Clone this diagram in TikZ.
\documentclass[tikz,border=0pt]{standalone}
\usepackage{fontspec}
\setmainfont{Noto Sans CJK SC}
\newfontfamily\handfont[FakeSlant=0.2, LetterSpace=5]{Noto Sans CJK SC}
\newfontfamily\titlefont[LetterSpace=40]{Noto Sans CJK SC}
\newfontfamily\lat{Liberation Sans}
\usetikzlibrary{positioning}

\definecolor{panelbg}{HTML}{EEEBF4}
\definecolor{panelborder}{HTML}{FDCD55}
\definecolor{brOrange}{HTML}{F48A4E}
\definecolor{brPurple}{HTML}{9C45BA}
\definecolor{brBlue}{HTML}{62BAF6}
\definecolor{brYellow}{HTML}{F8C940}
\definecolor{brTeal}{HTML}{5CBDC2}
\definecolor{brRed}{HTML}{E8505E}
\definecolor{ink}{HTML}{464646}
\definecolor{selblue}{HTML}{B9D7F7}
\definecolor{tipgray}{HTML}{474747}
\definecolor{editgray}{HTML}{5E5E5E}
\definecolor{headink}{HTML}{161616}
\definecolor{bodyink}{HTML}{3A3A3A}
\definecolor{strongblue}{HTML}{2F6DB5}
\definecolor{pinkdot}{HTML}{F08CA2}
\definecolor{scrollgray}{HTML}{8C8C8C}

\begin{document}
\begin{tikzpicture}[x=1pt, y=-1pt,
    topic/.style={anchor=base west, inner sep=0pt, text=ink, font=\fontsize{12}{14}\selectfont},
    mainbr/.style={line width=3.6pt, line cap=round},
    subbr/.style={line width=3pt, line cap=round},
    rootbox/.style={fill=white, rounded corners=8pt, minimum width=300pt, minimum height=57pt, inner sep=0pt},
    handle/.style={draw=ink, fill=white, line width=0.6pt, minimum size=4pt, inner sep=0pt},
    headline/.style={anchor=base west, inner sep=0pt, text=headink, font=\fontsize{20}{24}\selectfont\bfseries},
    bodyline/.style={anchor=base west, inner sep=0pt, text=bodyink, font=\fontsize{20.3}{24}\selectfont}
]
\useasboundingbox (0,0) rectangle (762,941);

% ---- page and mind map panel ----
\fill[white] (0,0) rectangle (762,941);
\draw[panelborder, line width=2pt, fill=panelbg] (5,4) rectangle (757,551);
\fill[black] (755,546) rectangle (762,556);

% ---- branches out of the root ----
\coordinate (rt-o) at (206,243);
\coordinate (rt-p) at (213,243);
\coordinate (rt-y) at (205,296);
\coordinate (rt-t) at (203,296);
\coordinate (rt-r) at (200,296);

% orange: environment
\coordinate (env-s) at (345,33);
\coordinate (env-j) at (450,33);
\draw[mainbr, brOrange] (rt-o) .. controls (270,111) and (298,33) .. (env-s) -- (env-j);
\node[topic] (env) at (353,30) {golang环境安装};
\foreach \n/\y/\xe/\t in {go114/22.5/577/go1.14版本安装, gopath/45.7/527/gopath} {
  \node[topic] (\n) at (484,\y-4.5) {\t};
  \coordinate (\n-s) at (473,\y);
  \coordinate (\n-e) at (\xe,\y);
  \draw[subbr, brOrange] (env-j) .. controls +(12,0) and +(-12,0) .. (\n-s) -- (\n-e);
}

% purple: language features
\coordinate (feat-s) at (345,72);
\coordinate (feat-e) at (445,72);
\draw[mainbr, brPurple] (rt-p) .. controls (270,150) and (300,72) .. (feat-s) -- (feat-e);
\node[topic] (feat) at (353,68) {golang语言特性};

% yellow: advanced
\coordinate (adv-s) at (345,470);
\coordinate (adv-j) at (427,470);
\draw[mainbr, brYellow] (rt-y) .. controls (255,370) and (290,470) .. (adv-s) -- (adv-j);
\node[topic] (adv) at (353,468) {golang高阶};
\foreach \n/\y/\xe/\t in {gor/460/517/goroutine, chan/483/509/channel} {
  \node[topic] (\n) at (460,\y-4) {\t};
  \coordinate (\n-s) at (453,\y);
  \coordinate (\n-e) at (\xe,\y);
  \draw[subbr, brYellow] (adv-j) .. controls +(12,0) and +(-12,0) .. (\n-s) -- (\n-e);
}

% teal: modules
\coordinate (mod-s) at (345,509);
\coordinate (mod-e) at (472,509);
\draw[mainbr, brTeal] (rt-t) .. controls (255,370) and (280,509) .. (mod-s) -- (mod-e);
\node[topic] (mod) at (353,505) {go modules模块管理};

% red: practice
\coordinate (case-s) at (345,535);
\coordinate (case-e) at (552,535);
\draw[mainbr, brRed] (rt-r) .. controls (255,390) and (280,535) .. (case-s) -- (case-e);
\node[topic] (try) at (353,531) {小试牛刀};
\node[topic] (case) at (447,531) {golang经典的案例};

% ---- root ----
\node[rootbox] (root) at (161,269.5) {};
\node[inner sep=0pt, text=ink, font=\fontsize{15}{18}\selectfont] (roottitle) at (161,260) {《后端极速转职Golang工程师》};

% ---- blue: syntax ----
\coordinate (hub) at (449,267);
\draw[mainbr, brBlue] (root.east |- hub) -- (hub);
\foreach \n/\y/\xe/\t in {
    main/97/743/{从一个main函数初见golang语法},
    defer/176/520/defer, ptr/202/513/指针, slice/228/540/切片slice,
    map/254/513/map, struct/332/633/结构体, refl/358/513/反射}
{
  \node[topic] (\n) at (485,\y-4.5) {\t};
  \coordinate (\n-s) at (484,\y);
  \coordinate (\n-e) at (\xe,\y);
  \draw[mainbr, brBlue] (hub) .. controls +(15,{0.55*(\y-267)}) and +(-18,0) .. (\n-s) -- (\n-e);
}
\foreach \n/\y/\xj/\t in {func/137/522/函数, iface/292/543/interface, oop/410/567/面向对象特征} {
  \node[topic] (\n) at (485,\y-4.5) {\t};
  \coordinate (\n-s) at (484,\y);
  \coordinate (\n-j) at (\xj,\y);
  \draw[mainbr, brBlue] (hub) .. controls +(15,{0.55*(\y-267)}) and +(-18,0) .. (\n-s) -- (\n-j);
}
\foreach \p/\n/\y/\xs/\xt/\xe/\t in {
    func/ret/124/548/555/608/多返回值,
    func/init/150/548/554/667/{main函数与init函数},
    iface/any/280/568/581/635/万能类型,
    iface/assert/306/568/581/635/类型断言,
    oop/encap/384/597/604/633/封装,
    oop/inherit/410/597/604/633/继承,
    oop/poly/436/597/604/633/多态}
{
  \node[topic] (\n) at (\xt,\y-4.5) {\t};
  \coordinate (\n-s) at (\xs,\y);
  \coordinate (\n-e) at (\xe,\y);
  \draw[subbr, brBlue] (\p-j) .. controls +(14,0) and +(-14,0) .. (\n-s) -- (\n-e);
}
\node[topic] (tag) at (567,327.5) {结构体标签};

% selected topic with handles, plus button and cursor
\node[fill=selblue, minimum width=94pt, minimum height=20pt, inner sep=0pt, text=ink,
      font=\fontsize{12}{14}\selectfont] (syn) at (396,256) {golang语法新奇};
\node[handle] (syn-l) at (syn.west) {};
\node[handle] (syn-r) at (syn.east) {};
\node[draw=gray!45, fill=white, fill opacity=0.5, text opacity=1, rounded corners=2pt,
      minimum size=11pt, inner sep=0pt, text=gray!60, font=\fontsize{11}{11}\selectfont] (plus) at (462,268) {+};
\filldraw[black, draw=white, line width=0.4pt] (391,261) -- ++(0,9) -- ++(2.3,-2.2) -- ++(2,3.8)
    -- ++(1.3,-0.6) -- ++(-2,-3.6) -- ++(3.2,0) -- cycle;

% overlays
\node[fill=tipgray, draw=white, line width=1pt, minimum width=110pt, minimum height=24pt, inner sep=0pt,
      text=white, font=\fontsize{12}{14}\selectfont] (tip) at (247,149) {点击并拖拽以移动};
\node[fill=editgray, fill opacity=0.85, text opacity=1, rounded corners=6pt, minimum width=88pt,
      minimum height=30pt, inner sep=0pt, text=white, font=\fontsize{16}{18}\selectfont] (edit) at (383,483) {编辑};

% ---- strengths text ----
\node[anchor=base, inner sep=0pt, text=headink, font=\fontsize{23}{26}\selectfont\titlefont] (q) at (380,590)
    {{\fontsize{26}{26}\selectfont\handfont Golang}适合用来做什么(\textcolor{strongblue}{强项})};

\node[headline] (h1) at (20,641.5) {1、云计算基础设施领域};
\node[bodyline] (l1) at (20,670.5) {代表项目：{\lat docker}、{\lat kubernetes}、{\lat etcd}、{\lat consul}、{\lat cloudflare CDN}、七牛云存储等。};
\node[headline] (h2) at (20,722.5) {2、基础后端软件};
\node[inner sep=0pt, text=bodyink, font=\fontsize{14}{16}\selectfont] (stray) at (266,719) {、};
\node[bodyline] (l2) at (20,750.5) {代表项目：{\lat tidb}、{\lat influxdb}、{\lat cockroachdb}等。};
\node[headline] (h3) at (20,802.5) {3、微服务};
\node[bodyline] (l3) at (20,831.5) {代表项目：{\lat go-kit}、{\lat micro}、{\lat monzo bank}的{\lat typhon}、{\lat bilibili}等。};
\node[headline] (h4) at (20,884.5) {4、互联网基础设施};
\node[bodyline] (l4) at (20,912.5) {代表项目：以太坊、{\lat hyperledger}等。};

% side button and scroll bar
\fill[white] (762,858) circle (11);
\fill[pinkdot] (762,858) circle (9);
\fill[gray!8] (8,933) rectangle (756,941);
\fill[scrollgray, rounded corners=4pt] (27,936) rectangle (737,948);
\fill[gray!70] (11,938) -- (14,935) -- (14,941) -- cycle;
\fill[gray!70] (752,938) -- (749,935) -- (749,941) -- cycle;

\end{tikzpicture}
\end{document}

┄┄┄┄┄┄┄┄┄┄

Return the lines above precisely as they appear, beginning at the first line and ending at the line with "(755,546) rectangle (762,556);", and nothing after it.

* _Output below_:
Clone this diagram in TikZ.
\documentclass[tikz,border=0pt]{standalone}
\usepackage{fontspec}
\setmainfont{Noto Sans CJK SC}
\newfontfamily\handfont[FakeSlant=0.2, LetterSpace=5]{Noto Sans CJK SC}
\newfontfamily\titlefont[LetterSpace=40]{Noto Sans CJK SC}
\newfontfamily\lat{Liberation Sans}
\usetikzlibrary{positioning}

\definecolor{panelbg}{HTML}{EEEBF4}
\definecolor{panelborder}{HTML}{FDCD55}
\definecolor{brOrange}{HTML}{F48A4E}
\definecolor{brPurple}{HTML}{9C45BA}
\definecolor{brBlue}{HTML}{62BAF6}
\definecolor{brYellow}{HTML}{F8C940}
\definecolor{brTeal}{HTML}{5CBDC2}
\definecolor{brRed}{HTML}{E8505E}
\definecolor{ink}{HTML}{464646}
\definecolor{selblue}{HTML}{B9D7F7}
\definecolor{tipgray}{HTML}{474747}
\definecolor{editgray}{HTML}{5E5E5E}
\definecolor{headink}{HTML}{161616}
\definecolor{bodyink}{HTML}{3A3A3A}
\definecolor{strongblue}{HTML}{2F6DB5}
\definecolor{pinkdot}{HTML}{F08CA2}
\definecolor{scrollgray}{HTML}{8C8C8C}

\begin{document}
\begin{tikzpicture}[x=1pt, y=-1pt,
    topic/.style={anchor=base west, inner sep=0pt, text=ink, font=\fontsize{12}{14}\selectfont},
    mainbr/.style={line width=3.6pt, line cap=round},
    subbr/.style={line width=3pt, line cap=round},
    rootbox/.style={fill=white, rounded corners=8pt, minimum width=300pt, minimum height=57pt, inner sep=0pt},
    handle/.style={draw=ink, fill=white, line width=0.6pt, minimum size=4pt, inner sep=0pt},
    headline/.style={anchor=base west, inner sep=0pt, text=headink, font=\fontsize{20}{24}\selectfont\bfseries},
    bodyline/.style={anchor=base west, inner sep=0pt, text=bodyink, font=\fontsize{20.3}{24}\selectfont}
]
\useasboundingbox (0,0) rectangle (762,941);

% ---- page and mind map panel ----
\fill[white] (0,0) rectangle (762,941);
\draw[panelborder, line width=2pt, fill=panelbg] (5,4) rectangle (757,551);
\fill[black] (755,546) rectangle (762,556);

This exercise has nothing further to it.